By Wyatt Earp | October 31, 2009

Marisa Miller

Oh yeah, she’s a moo cow.

When it comes to a flawless figure, Marisa Miller comes pretty close – however the Victoria’s Secret super model insisted that she’s had to work her booty off big-time to get back in bikini shape since getting married to Hollywood producer Griffin Guess just over three years ago.

“I put on a lot of weight after getting married. My husband is really tall and skinny and can eat whatever he wants,” she told Tarts at a recent Victoria’s Secret event poolside at Westwood’s W Hotel. “Of course I thought I could eat whatever I want to, but no, it doesn’t work like that.”

So how did Ms. Miller drop those post-nuptial pounds to grace the cover to Sports Illustrated last year and be named number one on Maxim’s 2008 “Hot 100”? (H/TFOXNews)
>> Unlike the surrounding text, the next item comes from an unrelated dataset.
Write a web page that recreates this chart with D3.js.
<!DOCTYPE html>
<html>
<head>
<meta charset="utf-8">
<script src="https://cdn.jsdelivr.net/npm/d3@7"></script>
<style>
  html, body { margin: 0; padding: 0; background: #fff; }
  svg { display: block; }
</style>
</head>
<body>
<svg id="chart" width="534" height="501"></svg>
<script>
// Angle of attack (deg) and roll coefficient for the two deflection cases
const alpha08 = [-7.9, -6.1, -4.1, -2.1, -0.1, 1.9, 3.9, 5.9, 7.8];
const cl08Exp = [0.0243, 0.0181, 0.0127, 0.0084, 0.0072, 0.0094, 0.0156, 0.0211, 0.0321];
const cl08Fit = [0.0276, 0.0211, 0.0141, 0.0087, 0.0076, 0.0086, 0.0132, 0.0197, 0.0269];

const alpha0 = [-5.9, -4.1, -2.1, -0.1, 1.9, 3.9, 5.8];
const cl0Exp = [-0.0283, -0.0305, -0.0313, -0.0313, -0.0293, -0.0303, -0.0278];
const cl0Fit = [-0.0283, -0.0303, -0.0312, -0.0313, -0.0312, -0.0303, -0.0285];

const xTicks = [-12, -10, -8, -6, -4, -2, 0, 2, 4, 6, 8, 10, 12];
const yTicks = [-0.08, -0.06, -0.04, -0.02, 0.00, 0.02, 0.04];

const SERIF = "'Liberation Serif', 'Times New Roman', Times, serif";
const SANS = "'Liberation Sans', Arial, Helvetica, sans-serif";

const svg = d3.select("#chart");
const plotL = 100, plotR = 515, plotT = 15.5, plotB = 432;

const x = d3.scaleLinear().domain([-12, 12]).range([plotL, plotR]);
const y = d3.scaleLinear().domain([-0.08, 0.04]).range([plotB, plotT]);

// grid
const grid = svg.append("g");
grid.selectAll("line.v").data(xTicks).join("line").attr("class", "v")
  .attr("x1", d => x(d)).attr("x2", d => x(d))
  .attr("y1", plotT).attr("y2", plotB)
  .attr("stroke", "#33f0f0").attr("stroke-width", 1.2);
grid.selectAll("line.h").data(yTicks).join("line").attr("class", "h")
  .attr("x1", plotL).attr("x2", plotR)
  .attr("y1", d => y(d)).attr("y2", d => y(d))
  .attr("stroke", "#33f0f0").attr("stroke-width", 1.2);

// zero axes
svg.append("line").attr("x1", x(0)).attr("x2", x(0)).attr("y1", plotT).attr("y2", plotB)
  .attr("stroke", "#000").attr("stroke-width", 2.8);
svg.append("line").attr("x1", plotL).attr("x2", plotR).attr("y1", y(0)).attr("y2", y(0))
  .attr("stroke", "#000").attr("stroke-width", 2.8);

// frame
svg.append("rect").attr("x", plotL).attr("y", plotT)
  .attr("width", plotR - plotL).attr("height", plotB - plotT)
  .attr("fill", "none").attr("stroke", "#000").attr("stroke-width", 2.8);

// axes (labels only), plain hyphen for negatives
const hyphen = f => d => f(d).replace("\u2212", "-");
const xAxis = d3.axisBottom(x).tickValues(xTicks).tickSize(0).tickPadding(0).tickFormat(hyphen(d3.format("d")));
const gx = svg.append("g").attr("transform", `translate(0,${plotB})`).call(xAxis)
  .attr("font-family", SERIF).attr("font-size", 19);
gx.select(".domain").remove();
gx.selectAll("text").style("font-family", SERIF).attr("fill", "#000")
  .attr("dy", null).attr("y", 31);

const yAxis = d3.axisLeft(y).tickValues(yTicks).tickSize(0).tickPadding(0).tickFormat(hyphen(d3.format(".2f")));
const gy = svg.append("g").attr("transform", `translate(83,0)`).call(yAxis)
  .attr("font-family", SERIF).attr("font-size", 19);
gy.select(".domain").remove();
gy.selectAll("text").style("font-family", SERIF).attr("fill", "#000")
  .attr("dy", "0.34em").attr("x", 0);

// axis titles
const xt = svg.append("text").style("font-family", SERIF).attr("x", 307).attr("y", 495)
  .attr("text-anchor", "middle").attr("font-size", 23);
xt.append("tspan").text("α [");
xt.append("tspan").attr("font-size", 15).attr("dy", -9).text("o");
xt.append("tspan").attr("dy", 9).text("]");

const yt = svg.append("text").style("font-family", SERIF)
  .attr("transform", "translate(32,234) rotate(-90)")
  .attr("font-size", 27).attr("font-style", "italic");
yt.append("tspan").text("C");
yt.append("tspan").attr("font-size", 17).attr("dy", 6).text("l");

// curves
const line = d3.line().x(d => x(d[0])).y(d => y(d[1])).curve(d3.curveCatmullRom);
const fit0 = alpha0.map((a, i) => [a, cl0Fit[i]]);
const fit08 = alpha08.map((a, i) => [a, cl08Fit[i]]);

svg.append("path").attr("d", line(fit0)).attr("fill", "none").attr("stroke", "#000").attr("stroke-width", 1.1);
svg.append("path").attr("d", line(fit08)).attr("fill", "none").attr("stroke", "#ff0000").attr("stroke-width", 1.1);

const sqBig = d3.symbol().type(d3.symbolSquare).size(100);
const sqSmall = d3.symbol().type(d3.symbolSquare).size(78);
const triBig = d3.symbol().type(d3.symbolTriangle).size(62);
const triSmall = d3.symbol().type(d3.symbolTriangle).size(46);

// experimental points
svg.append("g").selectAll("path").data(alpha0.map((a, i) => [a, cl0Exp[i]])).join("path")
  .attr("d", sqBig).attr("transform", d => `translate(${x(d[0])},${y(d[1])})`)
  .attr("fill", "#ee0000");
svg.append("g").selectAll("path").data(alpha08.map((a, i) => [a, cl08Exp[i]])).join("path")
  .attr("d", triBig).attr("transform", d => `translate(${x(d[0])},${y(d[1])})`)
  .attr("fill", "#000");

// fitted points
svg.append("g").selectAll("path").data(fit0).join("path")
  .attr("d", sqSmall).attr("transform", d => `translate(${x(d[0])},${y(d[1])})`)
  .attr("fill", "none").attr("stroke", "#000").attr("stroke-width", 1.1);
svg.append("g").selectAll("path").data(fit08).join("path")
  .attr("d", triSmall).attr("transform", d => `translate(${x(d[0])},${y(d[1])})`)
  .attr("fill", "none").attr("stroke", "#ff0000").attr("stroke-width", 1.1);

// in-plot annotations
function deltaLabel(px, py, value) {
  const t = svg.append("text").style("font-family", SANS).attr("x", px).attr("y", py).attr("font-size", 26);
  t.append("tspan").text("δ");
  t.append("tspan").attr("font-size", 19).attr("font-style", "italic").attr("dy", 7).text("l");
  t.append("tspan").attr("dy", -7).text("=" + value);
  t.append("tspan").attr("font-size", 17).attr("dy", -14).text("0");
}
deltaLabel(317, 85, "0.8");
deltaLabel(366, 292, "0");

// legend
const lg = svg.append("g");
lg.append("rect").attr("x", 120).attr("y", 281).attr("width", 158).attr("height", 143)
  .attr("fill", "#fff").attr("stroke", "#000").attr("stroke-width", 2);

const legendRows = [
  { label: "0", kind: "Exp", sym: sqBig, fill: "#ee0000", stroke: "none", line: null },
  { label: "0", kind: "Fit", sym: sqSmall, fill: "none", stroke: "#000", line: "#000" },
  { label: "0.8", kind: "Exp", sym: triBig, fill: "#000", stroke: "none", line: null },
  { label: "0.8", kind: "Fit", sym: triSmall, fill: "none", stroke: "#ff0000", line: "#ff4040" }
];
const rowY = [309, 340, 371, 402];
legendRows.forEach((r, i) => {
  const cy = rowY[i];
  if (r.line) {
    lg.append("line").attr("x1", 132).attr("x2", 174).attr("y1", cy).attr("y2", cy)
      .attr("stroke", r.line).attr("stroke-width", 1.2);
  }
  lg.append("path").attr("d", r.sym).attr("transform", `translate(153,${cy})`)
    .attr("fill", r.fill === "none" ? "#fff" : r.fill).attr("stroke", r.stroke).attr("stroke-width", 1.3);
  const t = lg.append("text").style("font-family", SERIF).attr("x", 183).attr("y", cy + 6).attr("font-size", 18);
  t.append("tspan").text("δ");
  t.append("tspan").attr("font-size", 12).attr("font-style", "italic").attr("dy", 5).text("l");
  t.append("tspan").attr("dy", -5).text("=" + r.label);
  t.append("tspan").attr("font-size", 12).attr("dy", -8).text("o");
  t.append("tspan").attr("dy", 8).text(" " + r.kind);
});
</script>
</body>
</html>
She did what all regular women do. She ordered her personal chef to make her some low calorie meals and made some appointments with her personal trainer!
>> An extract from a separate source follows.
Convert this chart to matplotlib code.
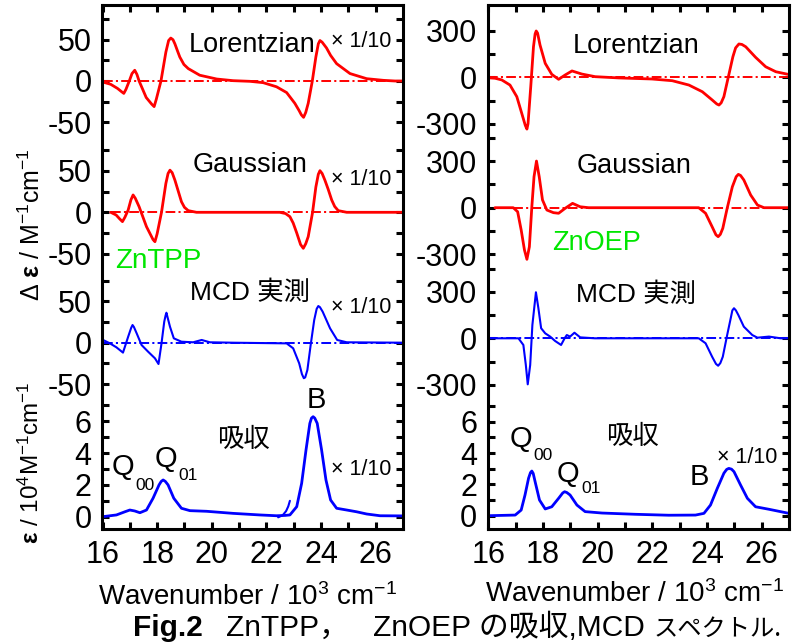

It’s what all my female readers do, right ladies?

Marisa Miller SI Bikini

Topics: Babes | 8 Comments »

8 Responses to “Marisa Miller: Fat Bastard?”

  1. Woody Says:
    October 31st, 2009 at 8:18 am

    Well, if they didn’t then perhaps they should… Can’t argue with results like that can you?

  2. RT Says:
    October 31st, 2009 at 8:29 am

    I have a trainer, but I don’t look like that. Well, I can only afford a 1/2 hour. She probably gets a couple of hours. ;)
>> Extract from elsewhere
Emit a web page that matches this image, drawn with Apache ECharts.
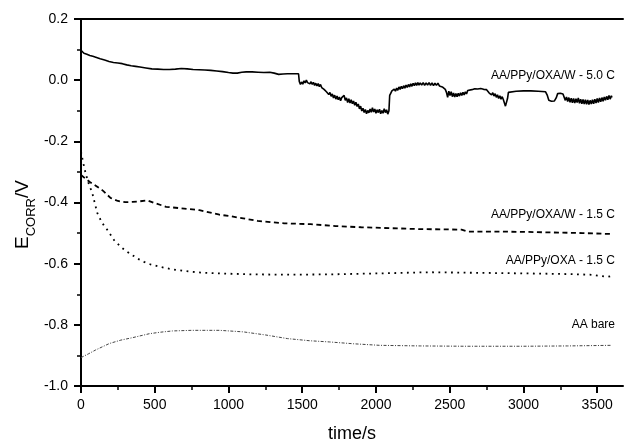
<!DOCTYPE html>
<html>
<head>
<meta charset="utf-8">
<script src="https://cdn.jsdelivr.net/npm/echarts@6/dist/echarts.min.js"></script>
<style>
  html, body { margin: 0; padding: 0; background: #fff; }
  #chart { width: 624px; height: 442px; }
</style>
</head>
<body>
<div id="chart"></div>
<script>
  // time (s), E_corr (V)
  var coatW50 = [
    [0, 0.098], [8, 0.092], [20, 0.088], [40, 0.085], [60, 0.081], [80, 0.078], [100, 0.075], [130, 0.07],
    [160, 0.066], [190, 0.061], [220, 0.058], [250, 0.056], [280, 0.054], [310, 0.05], [340, 0.047],
    [370, 0.045], [400, 0.043], [440, 0.04], [480, 0.037], [520, 0.036], [560, 0.035], [600, 0.035],
    [640, 0.036], [680, 0.038], [720, 0.037], [760, 0.035], [800, 0.034], [840, 0.033], [880, 0.032],
    [920, 0.03], [960, 0.028], [1000, 0.025], [1030, 0.023], [1060, 0.023], [1090, 0.026], [1120, 0.027],
    [1160, 0.027], [1200, 0.026], [1240, 0.025], [1280, 0.026], [1310, 0.023], [1340, 0.019], [1370, 0.02],
    [1400, 0.021], [1440, 0.021], [1475, 0.021],
    [1480, -0.004], [1488, -0.014], [1496, -0.006], [1504, -0.013], [1512, -0.002], [1520, -0.009],
    [1528, 0.0], [1536, -0.008], [1544, -0.003], [1552, -0.012], [1560, -0.005], [1568, -0.014],
    [1576, -0.007], [1584, -0.017], [1592, -0.01], [1600, -0.019], [1608, -0.011], [1616, -0.021],
    [1624, -0.014], [1632, -0.024], [1640, -0.018], [1648, -0.03], [1656, -0.024], [1664, -0.038],
    [1672, -0.033], [1680, -0.047], [1688, -0.04], [1696, -0.053], [1704, -0.045], [1712, -0.058],
    [1720, -0.049], [1728, -0.062], [1736, -0.052], [1744, -0.064], [1752, -0.055], [1760, -0.067],
    [1768, -0.057], [1776, -0.062], [1784, -0.05], [1792, -0.066], [1800, -0.058], [1808, -0.073],
    [1816, -0.061], [1824, -0.075], [1832, -0.064], [1840, -0.077], [1848, -0.068], [1856, -0.082],
    [1864, -0.072], [1872, -0.086], [1880, -0.078], [1888, -0.094], [1896, -0.085], [1904, -0.101],
    [1912, -0.092], [1920, -0.106], [1928, -0.096], [1936, -0.11], [1944, -0.099], [1952, -0.107],
    [1960, -0.094], [1968, -0.105], [1976, -0.09], [1984, -0.104], [1992, -0.094], [2000, -0.108],
    [2008, -0.097], [2016, -0.106], [2024, -0.095], [2032, -0.11], [2040, -0.099], [2048, -0.108],
    [2056, -0.093], [2064, -0.106], [2072, -0.097], [2080, -0.111], [2088, -0.1],
    [2093, -0.05], [2100, -0.043], [2108, -0.035], [2116, -0.04], [2124, -0.029], [2132, -0.036],
    [2140, -0.026], [2148, -0.033], [2156, -0.022], [2164, -0.03], [2172, -0.02], [2180, -0.028],
    [2188, -0.018], [2196, -0.026], [2204, -0.016], [2212, -0.024], [2220, -0.014], [2228, -0.022],
    [2236, -0.012], [2244, -0.02], [2252, -0.01], [2260, -0.018], [2268, -0.009], [2276, -0.017],
    [2284, -0.008], [2292, -0.016], [2300, -0.009], [2310, -0.016], [2320, -0.008], [2330, -0.017],
    [2340, -0.009], [2350, -0.016], [2360, -0.008], [2370, -0.017], [2380, -0.009], [2390, -0.018],
    [2400, -0.01], [2410, -0.017], [2420, -0.01], [2430, -0.019], [2440, -0.013], [2450, -0.022],
    [2460, -0.02], [2470, -0.03], [2478, -0.04], [2486, -0.056], [2494, -0.036], [2502, -0.05],
    [2510, -0.038], [2518, -0.054], [2526, -0.042], [2534, -0.055], [2542, -0.044], [2550, -0.054],
    [2558, -0.043], [2566, -0.052], [2574, -0.041], [2582, -0.05], [2590, -0.04], [2598, -0.048],
    [2606, -0.038], [2614, -0.045], [2622, -0.034], [2632, -0.036], [2650, -0.031], [2670, -0.028],
    [2690, -0.029], [2710, -0.027], [2730, -0.03], [2750, -0.031], [2760, -0.034], [2768, -0.042],
    [2776, -0.037], [2784, -0.048], [2792, -0.041], [2800, -0.052], [2808, -0.044], [2816, -0.056],
    [2824, -0.048], [2832, -0.06], [2840, -0.051], [2848, -0.062], [2856, -0.054], [2864, -0.064],
    [2872, -0.06], [2878, -0.085], [2885, -0.09], [2892, -0.06], [2898, -0.04], [2910, -0.037],
    [2950, -0.036], [3000, -0.035], [3050, -0.035], [3100, -0.036], [3150, -0.038], [3162, -0.05],
    [3172, -0.066], [3190, -0.069], [3210, -0.068], [3222, -0.058], [3232, -0.044], [3250, -0.043],
    [3268, -0.045], [3276, -0.05], [3284, -0.066], [3292, -0.055], [3300, -0.07], [3308, -0.057],
    [3316, -0.072], [3324, -0.059], [3332, -0.074], [3340, -0.06], [3348, -0.075], [3356, -0.061],
    [3364, -0.073], [3372, -0.058], [3380, -0.076], [3388, -0.062], [3396, -0.077], [3404, -0.063],
    [3412, -0.078], [3420, -0.064], [3428, -0.079], [3436, -0.065], [3444, -0.08], [3452, -0.066],
    [3460, -0.078], [3468, -0.064], [3476, -0.077], [3484, -0.062], [3492, -0.075], [3500, -0.06],
    [3508, -0.073], [3516, -0.058], [3524, -0.071], [3532, -0.057], [3540, -0.069], [3548, -0.055],
    [3556, -0.066], [3564, -0.053], [3572, -0.064], [3580, -0.05], [3588, -0.062], [3596, -0.051],
    [3600, -0.057]
  ]
  var coatW15 = [
    [0, -0.31], [30, -0.322], [60, -0.333], [100, -0.345], [150, -0.362], [200, -0.385], [250, -0.395],
    [300, -0.399], [350, -0.398], [400, -0.396], [450, -0.393], [500, -0.402], [577, -0.414], [700, -0.42],
    [803, -0.425], [939, -0.44], [1004, -0.444], [1100, -0.452], [1197, -0.46], [1300, -0.465],
    [1378, -0.468], [1557, -0.471], [1727, -0.477], [1900, -0.481], [2100, -0.484], [2300, -0.487],
    [2500, -0.488], [2580, -0.489], [2620, -0.495], [2800, -0.495], [3000, -0.496], [3200, -0.498],
    [3400, -0.5], [3600, -0.503]
  ]
  var coatOxa15 = [
    [0, -0.234], [15, -0.27], [31, -0.304], [50, -0.335], [77, -0.37], [95, -0.405], [111, -0.435],
    [133, -0.457], [155, -0.475], [179, -0.49], [224, -0.523], [269, -0.545], [310, -0.56], [348, -0.572],
    [390, -0.585], [427, -0.594], [470, -0.602], [518, -0.608], [580, -0.615], [654, -0.621],
    [740, -0.626], [835, -0.63], [950, -0.632], [1150, -0.635], [1400, -0.636], [1700, -0.635],
    [2000, -0.632], [2365, -0.628], [2700, -0.63], [3044, -0.632], [3300, -0.634], [3450, -0.636],
    [3573, -0.643], [3600, -0.64]
  ]
  var bareAA = [
    [0, -0.907], [50, -0.895], [100, -0.882], [193, -0.861], [270, -0.85], [349, -0.842], [464, -0.829],
    [540, -0.824], [620, -0.82], [750, -0.818], [940, -0.818], [1100, -0.823], [1250, -0.833],
    [1400, -0.845], [1550, -0.852], [1686, -0.856], [1850, -0.862], [2025, -0.867], [2300, -0.869],
    [2600, -0.87], [3000, -0.87], [3300, -0.869], [3600, -0.867]
  ]
  var xMajorTicks = [0, 500, 1000, 1500, 2000, 2500, 3000, 3500]
  var xMinorTicks = [250, 750, 1250, 1750, 2250, 2750, 3250]
  var curveNames = ['AA/PPy/OXA/W - 5.0 C', 'AA/PPy/OXA/W - 1.5 C', 'AA/PPy/OXA - 1.5 C', 'AA bare']

  var font = 'Liberation Sans, Arial, sans-serif'
  var xMax = 3675

  var chart = echarts.init(document.getElementById('chart'))
  chart.setOption({
    animation: false,
    backgroundColor: '#fff',
    grid: {
      left: 81,
      top: 19,
      right: 1,
      bottom: 56,
      outerBoundsMode: 'none'
    },
    xAxis: [{
      type: 'value',
      min: 0,
      max: xMax,
      position: 'bottom',
      name: 'time/s',
      nameLocation: 'middle',
      nameGap: 39,
      nameMoveOverlap: false,
      nameTextStyle: { color: '#000', fontSize: 18, fontFamily: font },
      axisLine: { onZero: false, lineStyle: { color: '#000', width: 2 } },
      axisTick: { customValues: xMajorTicks, length: 7, lineStyle: { color: '#000', width: 2 } },
      axisLabel: {
        customValues: xMajorTicks,
        margin: 12,
        color: '#000',
        fontSize: 14,
        fontFamily: font,
        formatter: function(v) { return String(v) }
      },
      splitLine: { show: false }
    }, {
      // minor ticks only
      type: 'value',
      min: 0,
      max: xMax,
      position: 'bottom',
      axisLine: { show: false, onZero: false },
      axisTick: { customValues: xMinorTicks, length: 4, lineStyle: { color: '#000', width: 1.5 } },
      axisLabel: { show: false },
      splitLine: { show: false }
    }, {
      // top frame line
      type: 'value',
      min: 0,
      max: xMax,
      position: 'top',
      axisLine: { onZero: false, lineStyle: { color: '#000', width: 2 } },
      axisTick: { show: false },
      axisLabel: { show: false },
      splitLine: { show: false }
    }],
    yAxis: {
      type: 'value',
      min: -1.0,
      max: 0.2,
      interval: 0.2,
      name: '{e|E}{sub|CORR}{e|/V}',
      nameLocation: 'middle',
      nameGap: 46,
      nameMoveOverlap: false,
      nameTextStyle: {
        color: '#000',
        padding: [0, 24, 0, 0],
        rich: {
          e: { fontSize: 19, fontFamily: font, color: '#000', lineHeight: 22, verticalAlign: 'top' },
          sub: { fontSize: 13, fontFamily: font, color: '#000', lineHeight: 13, verticalAlign: 'top', padding: [12, 0, 0, 0] }
        }
      },
      axisLine: { onZero: false, lineStyle: { color: '#000', width: 2 } },
      axisTick: { length: 7, lineStyle: { color: '#000', width: 2 } },
      minorTick: { show: true, splitNumber: 2, length: 4, lineStyle: { color: '#000', width: 1.5 } },
      axisLabel: {
        margin: 13,
        color: '#000',
        fontSize: 14,
        fontFamily: font,
        formatter: function(v) { return v.toFixed(1) }
      },
      splitLine: { show: false }
    },
    series: [{
      name: curveNames[0],
      type: 'line',
      data: coatW50,
      showSymbol: false,
      lineStyle: { color: '#000', width: 1.6 }
    }, {
      name: curveNames[1],
      type: 'line',
      data: coatW15,
      showSymbol: false,
      lineStyle: { color: '#000', width: 1.8, type: [5, 3.5] }
    }, {
      name: curveNames[2],
      type: 'line',
      data: coatOxa15,
      showSymbol: false,
      lineStyle: { color: '#000', width: 1.8, type: [1.8, 4.5] }
    }, {
      name: curveNames[3],
      type: 'line',
      data: bareAA,
      showSymbol: false,
      lineStyle: { color: '#444', width: 1, type: [3, 1.5, 1, 1.5] }
    }],
    graphic: [
      { type: 'text', right: 9, top: 70, style: { text: curveNames[0], font: '12px ' + font, fill: '#000' } },
      { type: 'text', right: 9, top: 209, style: { text: curveNames[1], font: '12px ' + font, fill: '#000' } },
      { type: 'text', right: 9, top: 255, style: { text: curveNames[2], font: '12px ' + font, fill: '#000' } },
      { type: 'text', right: 9, top: 319, style: { text: curveNames[3], font: '12px ' + font, fill: '#000' } }
    ]
  })
</script>
</body>
</html>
    What? Did she gain two pounds by actually eating a meal instead of a carrot for lunch?

  3. Deanna Says:
    October 31st, 2009 at 11:53 am

    Oh yes… my trainer and personal chef are here right now. Ha!

  4. Ingineer66 Says:
    October 31st, 2009 at 1:12 pm

    She probably put on 3 pounds. Oh the humanity.

  5. Mrs. Crankipants Says:
    October 31st, 2009 at 4:19 pm

    Or she may have taken the laxative route.

  6. Kim Says:
    October 31st, 2009 at 7:12 pm

    I absolutely have a personal trainer. I am trained to get up at the sound of a wimper, sleep on the very edge of the bed, function on two hours of sleep, and go on several pots of coffee.

    What? We’re not talking that kind of personal trainer? In that case I want a refund for my three children trainers.

  7. C/A Says:
    October 31st, 2009 at 7:48 pm

    What idiot gave her food? sheesh!

  8. Wyatt Earp Says:
    November 1st, 2009 at 12:11 am

    Woody – I hope your wife wasn’t around when you wrote that!

    RT – I think she ate one Skittle.

    Deanna – Are you looking into a mirror? I figured you were the chef.

    Ingineer66 – Yeah. What a tragedy.

    Mrs. Crankipants – Silly human. Models don’t poop!

    Kim – You should be able to claim them twice on your tax return!

    Captain – Someone fell asleep at the drive-thru.